The above figure depicts the effect of static WCET-aware I-cache lockdown on the resulting WCETs. It shows the WCETs of the benchmarks after I-cache locking as a percentage of the WCETs without cache locking. The 100% base line thus reflects the WCETs of the benchmarks for a system with I-cache in normal operation mode.
As can be seen from this figure, the proposed techniques achieve significant WCET reductions for all cache sizes. Already for a very small I-cache of 64 bytes, lockdown leads to improvements between 2% (ADPCM) and 38.3% (G723). The large WCET reduction for G723 is caused by locking two very small but WCET-critical functions for absolute value computation and quantization.
With increasing I-cache sizes, even higher WCET reductions were achieved since more functions were locked in the I-cache, thus leading to a proportionally higher predictability of instruction fetches. Per benchmark, a monotonic decrease of WCETs was observed with increasing I-cache sizes. For some benchmarks (G723, MPEG2), smoothly decreasing WCET curves were obtained. This smooth decrease shows that many small functions lie on the WCEP of these benchmarks. By increasing the I-cache size by only a few bytes, these benchmarks benefit since the additional cache space is used for lockdown of functions on the WCEP.

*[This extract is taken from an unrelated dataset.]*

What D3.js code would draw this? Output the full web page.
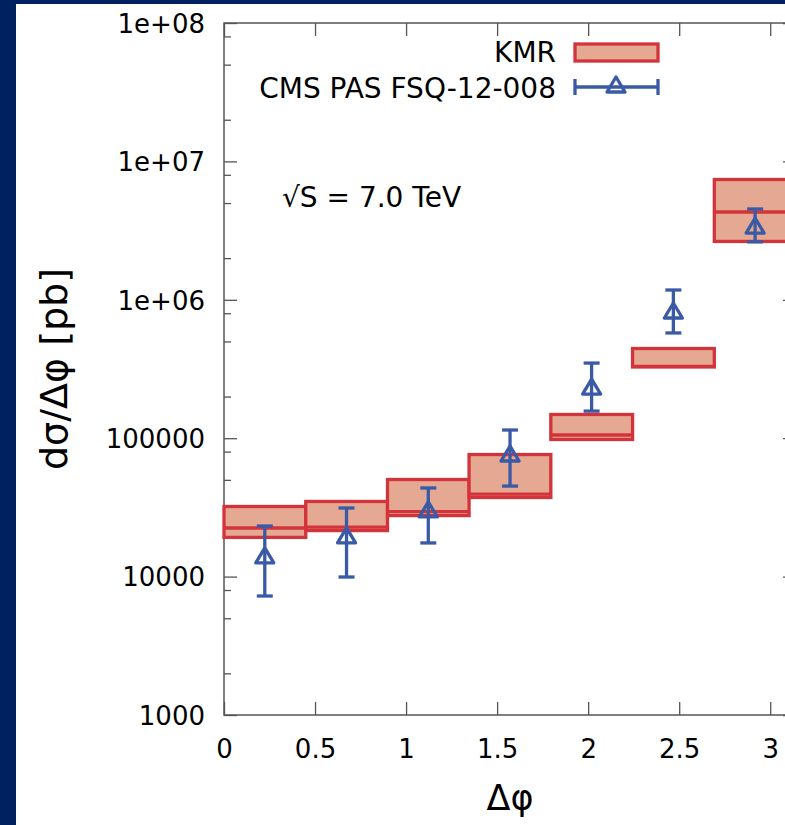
<!DOCTYPE html>
<html>
<head>
<meta charset="utf-8">
<script src="https://cdn.jsdelivr.net/npm/d3@7"></script>
<style>
  body { margin: 0; background: #00215f; }
  svg { display: block; }
  text { font-family: "DejaVu Sans", sans-serif; fill: #000; }
</style>
</head>
<body>
<script>
// bins in delta phi (7 bins over 0..pi)
const binEdges = [0, 0.449, 0.898, 1.346, 1.795, 2.244, 2.693, 3.142];
const binCenters = [0.224, 0.673, 1.122, 1.571, 2.019, 2.468, 2.917];

// KMR prediction band (pb)
const kmrHigh = [32100, 34900, 50300, 76200, 148400, 444800, 7400000];
const kmrCentral = [22450, 22800, 29500, 39500, 105500, 330000, 4310000];
const kmrLow = [19200, 21500, 27600, 37300, 97900, 327000, 2640000];

// CMS PAS FSQ-12-008 data (pb)
const cmsValue = [14100, 19700, 30300, 76900, 234000, 830000, 3410000];
const cmsHigh = [23200, 31300, 43700, 114600, 349000, 1177000, 4530000];
const cmsLow = [7240, 9930, 17500, 45100, 157000, 576000, 2620000];

const xTicks = [0, 0.5, 1, 1.5, 2, 2.5, 3];
const yTicks = [1e3, 1e4, 1e5, 1e6, 1e7, 1e8];
const yTickLabels = ["1000", "10000", "100000", "1e+06", "1e+07", "1e+08"];

const W = 785, H = 825;
const plot = {left: 224, right: 796, top: 23, bottom: 715};
const red = "#d3343b", salmon = "#e5a892", blue = "#3a5aa6", gray = "#555";

const x = d3.scaleLinear().domain([0, Math.PI]).range([plot.left, plot.right]);
const y = d3.scaleLog().domain([1e3, 1e8]).range([plot.bottom, plot.top]);

const minorTicks = [];
for (let i = 0; i < yTicks.length - 1; i++) {
  [2, 5, 8].forEach(m => minorTicks.push(yTicks[i] * m));
}

const svg = d3.select("body").append("svg")
  .attr("width", W)
  .attr("height", H);

svg.append("rect")
  .attr("x", 16).attr("y", 4)
  .attr("width", W).attr("height", H)
  .attr("fill", "#fff");

// axes, ticks pointing inward
function styleAxis(g) {
  g.select(".domain").remove();
  g.selectAll(".tick line").attr("stroke", gray).attr("stroke-width", 1.3);
  g.selectAll(".tick text").style("font-size", "26px").attr("fill", "#000");
}

svg.append("g")
  .attr("transform", "translate(" + plot.left + ",0)")
  .call(d3.axisLeft(y).tickValues(yTicks)
    .tickFormat((d, i) => yTickLabels[i])
    .tickSizeInner(-13).tickSizeOuter(0).tickPadding(19))
  .call(styleAxis)
  .selectAll(".tick text").attr("dy", "0.36em");

svg.append("g")
  .attr("transform", "translate(" + plot.left + ",0)")
  .call(d3.axisLeft(y).tickValues(minorTicks).tickFormat("")
    .tickSizeInner(-7).tickSizeOuter(0))
  .call(styleAxis);

svg.append("g")
  .attr("transform", "translate(" + plot.right + ",0)")
  .call(d3.axisRight(y).tickValues(yTicks).tickFormat("")
    .tickSizeInner(-13).tickSizeOuter(0))
  .call(styleAxis);

svg.append("g")
  .attr("transform", "translate(" + plot.right + ",0)")
  .call(d3.axisRight(y).tickValues(minorTicks).tickFormat("")
    .tickSizeInner(-7).tickSizeOuter(0))
  .call(styleAxis);

svg.append("g")
  .attr("transform", "translate(0," + plot.bottom + ")")
  .call(d3.axisBottom(x).tickValues(xTicks).tickFormat(d3.format("~g"))
    .tickSizeInner(-13).tickSizeOuter(0).tickPadding(25))
  .call(styleAxis);

svg.append("g")
  .attr("transform", "translate(0," + plot.top + ")")
  .call(d3.axisTop(x).tickValues(xTicks).tickFormat("")
    .tickSizeInner(-13).tickSizeOuter(0))
  .call(styleAxis);

// frame
svg.append("rect")
  .attr("x", plot.left).attr("y", plot.top)
  .attr("width", plot.right - plot.left)
  .attr("height", plot.bottom - plot.top)
  .attr("fill", "none")
  .attr("stroke", gray)
  .attr("stroke-width", 1.5);

// KMR boxes
const bins = d3.range(kmrCentral.length);
svg.append("g").selectAll("rect")
  .data(bins)
  .enter()
  .append("rect")
  .attr("x", i => x(binEdges[i]))
  .attr("y", i => y(kmrHigh[i]))
  .attr("width", i => x(binEdges[i + 1]) - x(binEdges[i]))
  .attr("height", i => y(kmrLow[i]) - y(kmrHigh[i]))
  .attr("fill", salmon)
  .attr("stroke", red)
  .attr("stroke-width", 3.3);

svg.append("g").selectAll("line")
  .data(bins)
  .enter()
  .append("line")
  .attr("x1", i => x(binEdges[i]))
  .attr("x2", i => x(binEdges[i + 1]))
  .attr("y1", i => y(kmrCentral[i]))
  .attr("y2", i => y(kmrCentral[i]))
  .attr("stroke", red)
  .attr("stroke-width", 3.3);

// CMS points with error bars
const tri = "M0,-8L9,7L-9,7Z";
const pts = svg.append("g")
  .attr("stroke", blue)
  .attr("stroke-width", 3.3)
  .attr("fill", "none");

pts.selectAll(".err")
  .data(bins)
  .enter()
  .append("line")
  .attr("x1", i => x(binCenters[i]))
  .attr("x2", i => x(binCenters[i]))
  .attr("y1", i => y(cmsHigh[i]))
  .attr("y2", i => y(cmsLow[i]));

[cmsHigh, cmsLow].forEach(arr => {
  pts.selectAll(null)
    .data(bins)
    .enter()
    .append("line")
    .attr("x1", i => x(binCenters[i]) - 8)
    .attr("x2", i => x(binCenters[i]) + 8)
    .attr("y1", i => y(arr[i]))
    .attr("y2", i => y(arr[i]));
});

pts.selectAll("path")
  .data(bins)
  .enter()
  .append("path")
  .attr("d", tri)
  .attr("stroke-linejoin", "round")
  .attr("transform", i => "translate(" + x(binCenters[i]) + "," + y(cmsValue[i]) + ")");

// legend
svg.append("text")
  .attr("x", 556).attr("y", 62)
  .attr("text-anchor", "end")
  .style("font-size", "28px")
  .text("KMR");

svg.append("rect")
  .attr("x", 575).attr("y", 44)
  .attr("width", 83).attr("height", 17)
  .attr("fill", salmon)
  .attr("stroke", red)
  .attr("stroke-width", 3.3);

svg.append("text")
  .attr("x", 556).attr("y", 98)
  .attr("text-anchor", "end")
  .style("font-size", "28px")
  .text("CMS PAS FSQ-12-008");

const lg = svg.append("g")
  .attr("stroke", blue)
  .attr("stroke-width", 3.3)
  .attr("fill", "none");
lg.append("line").attr("x1", 575).attr("x2", 658).attr("y1", 87).attr("y2", 87);
lg.append("line").attr("x1", 575).attr("x2", 575).attr("y1", 79).attr("y2", 95);
lg.append("line").attr("x1", 658).attr("x2", 658).attr("y1", 79).attr("y2", 95);
lg.append("path").attr("d", tri).attr("stroke-linejoin", "round")
  .attr("transform", "translate(616,85)");

// annotation
svg.append("text")
  .attr("x", 282).attr("y", 207)
  .style("font-size", "28px")
  .text("√S = 7.0 TeV");

// axis titles
svg.append("text")
  .attr("x", (plot.left + plot.right) / 2)
  .attr("y", 810)
  .attr("text-anchor", "middle")
  .style("font-size", "35px")
  .text("Δφ");

svg.append("text")
  .attr("transform", "rotate(-90)")
  .attr("x", -(plot.top + plot.bottom) / 2)
  .attr("y", 67)
  .attr("text-anchor", "middle")
  .style("font-size", "38px")
  .text("dσ/Δφ [pb]");
</script>
</body>
</html>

In contrast, ADPCM exhibits a stepwise WCET decrease with increasing cache sizes. Here, the steep WCET reduction down to 34% when increasing the cache size from 128 bytes to 256 bytes stems from the lockdown of a system library function for integer division. This system function is heavily used within ADPCM during sine and cosine computations. When increasing the I-cache size further to 512 bytes, another reduction of WCET down to 27% was observed. Hereafter, a saturation is reached so that caches larger than 512 bytes do not lead to more reductions of the WCET of this benchmark.
The overall largest WCET reductions were achieved for an I-cache size of 16 kB which is the size of the ARM920T's native configuration. For this scenario, WCET reductions between 54.6% (MPEG2) and 73.1% (ADPCM) were measured. On average over all five benchmarks, a WCET reduction of 60.1% was achieved for a 16 kB I-cache.